Digital Image Compression Using Approximate Addition

Abstract

This paper analyzes the usefulness of approximate addition for digital image compression. Discrete Cosine Transform (DCT) is an important operation in digital image compression. We used accurate addition and approximate addition individually while calculating the DCT to perform image compression. Accurate addition was performed using the accurate adder and approximate addition was performed using different approximate adders individually. The accurate adder and approximate adders were implemented in an application specific integrated circuit (ASIC)-type design environment using a 32–28 nm complementary metal oxide semiconductor (CMOS) standard cell library and in a field programmable gate array (FPGA)-based design environment using a Xilinx Artix-7 device. Error analysis was performed to calculate the error parameters of various approximate adders by applying one million random input vectors.

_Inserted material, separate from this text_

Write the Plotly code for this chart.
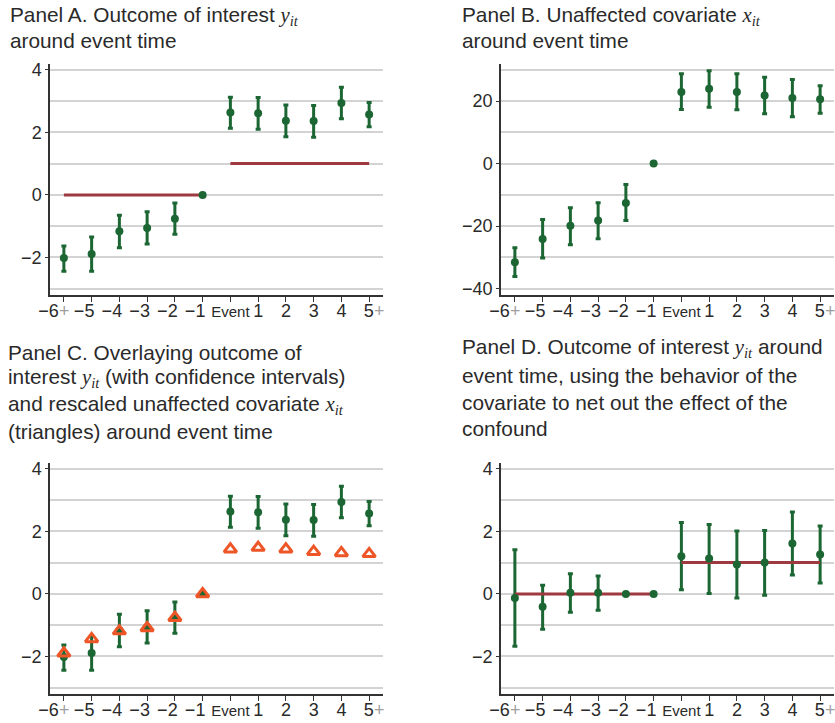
import plotly.graph_objects as go

W, H = 835, 723

# ---------------- data ----------------
event_labels = ["−6+", "−5", "−4", "−3", "−2", "−1", "Event", "1", "2", "3", "4", "5+"]
positions = list(range(len(event_labels)))

# Panel A / C: outcome of interest y_it (point estimate and 95% CI)
y_est = [-2.02, -1.89, -1.16, -1.06, -0.76, 0.0, 2.63, 2.61, 2.37, 2.36, 2.94, 2.57]
y_lo = [-2.44, -2.44, -1.69, -1.57, -1.26, None, 2.13, 2.10, 1.86, 1.84, 2.43, 2.18]
y_hi = [-1.63, -1.35, -0.65, -0.54, -0.26, None, 3.12, 3.11, 2.87, 2.86, 3.44, 2.95]

# Panel B: unaffected covariate x_it
x_est = [-31.5, -24.1, -19.9, -18.2, -12.6, 0.0, 22.9, 23.9, 22.9, 21.8, 21.0, 20.6]
x_lo = [-36.1, -30.2, -25.9, -24.0, -18.2, None, 17.3, 18.0, 17.2, 15.9, 15.0, 16.1]
x_hi = [-26.9, -17.9, -14.1, -12.5, -6.7, None, 28.7, 29.7, 28.7, 27.6, 26.9, 24.9]

# Panel C: rescaled covariate (triangles)
x_rescaled = [-1.90, -1.44, -1.19, -1.09, -0.76, 0.0, 1.43, 1.48, 1.43, 1.35, 1.31, 1.28]

# Panel D: outcome net of confound
d_est = [-0.13, -0.41, 0.04, 0.04, 0.0, 0.0, 1.20, 1.13, 0.94, 1.00, 1.61, 1.26]
d_lo = [-1.67, -1.13, -0.59, -0.52, None, None, 0.13, 0.01, -0.13, -0.04, 0.60, 0.35]
d_hi = [1.41, 0.28, 0.64, 0.57, None, None, 2.28, 2.22, 2.01, 2.03, 2.62, 2.17]

# True effect reference lines
pre_positions = positions[:6]
post_positions = positions[6:]
pre_effect = [0, 0, 0, 0, 0, 0]
post_effect = [1, 1, 1, 1, 1, 1]

# ---------------- style ----------------
GREEN = "#1b6632"
RED = "#9e3a3f"
ORANGE = "#ee5527"
GRID = "#d3d3d3"
AXIS = "#333333"
TXT = "#2a2a2a"
FONT = "Liberation Sans"

NB = "\u00a0"
PLUS = "<span style='color:#a0a0a0'>+</span>"
tick_text = []
for lab in event_labels:
    if lab == "Event":
        tick_text.append("<span style='font-size:15px'>Event</span>")
    elif lab == "−6+":
        tick_text.append("−6" + PLUS + NB * 4)
    elif lab.endswith("+"):
        tick_text.append(NB * 2 + lab[:-1] + PLUS)
    elif lab.startswith("−"):
        tick_text.append(lab + NB * 3)
    else:
        tick_text.append(lab)


def err(est, lo, hi):
    up = [None if h is None else h - e for e, h in zip(est, hi)]
    dn = [None if l is None else e - l for e, l in zip(est, lo)]
    return up, dn


fig = go.Figure()

# domains in pixels
L1, R1 = 50, 383
L2, R2 = 501, 834
T_top, B_top = 63.5, 295
T_bot, B_bot = 462.5, 694

panels = {
    1: ((L1, R1), (T_top, B_top)),
    2: ((L2, R2), (T_top, B_top)),
    3: ((L1, R1), (T_bot, B_bot)),
    4: ((L2, R2), (T_bot, B_bot)),
}


def ax_names(i):
    return ("x" if i == 1 else f"x{i}"), ("y" if i == 1 else f"y{i}")


def add_ci(i, est, lo, hi):
    xa, ya = ax_names(i)
    up, dn = err(est, lo, hi)
    fig.add_trace(go.Scatter(
        x=positions, y=est, xaxis=xa, yaxis=ya, mode="markers",
        marker=dict(size=1, color="rgba(0,0,0,0)"),
        error_y=dict(type="data", symmetric=False, array=up, arrayminus=dn,
                     color=GREEN, thickness=3, width=2.5),
        showlegend=False, hoverinfo="skip"))


def add_points(i, est):
    xa, ya = ax_names(i)
    fig.add_trace(go.Scatter(
        x=positions, y=est, xaxis=xa, yaxis=ya, mode="markers",
        marker=dict(size=8, color=GREEN), showlegend=False, hoverinfo="skip"))


def add_ref(i):
    xa, ya = ax_names(i)
    for xs, ys in ((pre_positions, pre_effect), (post_positions, post_effect)):
        fig.add_trace(go.Scatter(
            x=xs, y=ys, xaxis=xa, yaxis=ya, mode="lines",
            line=dict(color=RED, width=3), showlegend=False, hoverinfo="skip"))


# Panel A
add_ci(1, y_est, y_lo, y_hi)
add_ref(1)
add_points(1, y_est)
# Panel B
add_ci(2, x_est, x_lo, x_hi)
add_points(2, x_est)
# Panel C
add_ci(3, y_est, y_lo, y_hi)
add_points(3, y_est)
fig.add_trace(go.Scatter(
    x=positions, y=x_rescaled, xaxis="x3", yaxis="y3", mode="markers",
    marker=dict(symbol="triangle-up-open", size=11, color=ORANGE,
                line=dict(width=3, color=ORANGE)),
    showlegend=False, hoverinfo="skip"))
# Panel D
add_ci(4, d_est, d_lo, d_hi)
add_ref(4)
add_points(4, d_est)

layout = dict(
    width=W, height=H, margin=dict(l=0, r=0, t=0, b=0, autoexpand=False),
    paper_bgcolor="white", plot_bgcolor="white", showlegend=False,
    font=dict(family=FONT, color=TXT), hovermode=False,
)

for i, ((l, r), (t, b)) in panels.items():
    xk = "xaxis" if i == 1 else f"xaxis{i}"
    yk = "yaxis" if i == 1 else f"yaxis{i}"
    xa, ya = ax_names(i)
    if i == 2:
        yr, dt, mdt = [-42, 32], 20, 10
    else:
        yr, dt, mdt = [-3.2, 4.2], 2, 1
    layout[xk] = dict(
        domain=[l / W, r / W], anchor=ya, range=[-0.5, 11.5],
        tickmode="array", tickvals=positions, ticktext=tick_text,
        tickangle=0, automargin=False, ticklabeloverflow="allow",
        ticklabelstandoff=-6,
        ticks="outside", ticklen=5, tickwidth=1.2, tickcolor=AXIS,
        showline=True, linecolor=AXIS, linewidth=1.5,
        showgrid=False, zeroline=False,
        tickfont=dict(family=FONT, size=18, color=TXT),
    )
    layout[yk] = dict(
        domain=[1 - b / H, 1 - t / H], anchor=xa, range=yr, automargin=False,
        tick0=0, dtick=dt, ticks="outside", ticklen=3, tickwidth=1.2,
        tickcolor=AXIS, showline=True, linecolor=AXIS, linewidth=1.5,
        showgrid=True, gridcolor=GRID, gridwidth=1.5, zeroline=False,
        tickfont=dict(family=FONT, size=18, color=TXT),
        minor=dict(dtick=mdt, showgrid=True, gridcolor=GRID, gridwidth=1.5, ticks=""),
    )

fig.update_layout(**layout)

YIT = "<span style=\"font-family:'Liberation Serif';font-style:italic\">y<sub>it</sub></span>"
XIT = "<span style=\"font-family:'Liberation Serif';font-style:italic\">x<sub>it</sub></span>"

titles = [
    (8, 16, f"Panel A. Outcome of interest {YIT}"),
    (8, 40, "around event time"),
    (460, 16, f"Panel B. Unaffected covariate {XIT}"),
    (460, 40, "around event time"),
    (6, 352, "Panel C. Overlaying outcome of"),
    (6, 378, f"interest {YIT} (with confidence intervals)"),
    (6, 405, f"and rescaled unaffected covariate {XIT}"),
    (6, 431, "(triangles) around event time"),
    (460, 348, f"Panel D. Outcome of interest {YIT} around"),
    (460, 375, "event time, using the behavior of the"),
    (460, 402, "covariate to net out the effect of the"),
    (460, 428, "confound"),
]
for px, py, txt in titles:
    fig.add_annotation(
        x=px / W, y=1 - py / H, xref="paper", yref="paper",
        xanchor="left", yanchor="middle", showarrow=False, text=txt,
        font=dict(family=FONT, size=20.8, color=TXT), align="left")

fig.write_html("out.html", config={"displayModeBar": False},
               post_script="document.body.style.margin='0';document.body.style.padding='0';")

It is observed that the approximate adders help to better reduce the file size of compressed images than the accurate adder. Simultaneously, the approximate adders enable reductions in design parameters compared to the accurate adder. For an ASIC-type implementation using standard cells, an optimum approximate adder achieved 27.1% reduction in delay, 46.4% reduction in area, and 50.3% reduction in power compared to a high-speed accurate carry look-ahead adder. With respect to an FPGA-based implementation, an optimum approximate adder achieved 8% reduction in delay and 19.7% reduction in power while requiring 47.6% fewer look-up tables (LUTs) and 42.2% fewer flip-flops compared to the native accurate FPGA adder.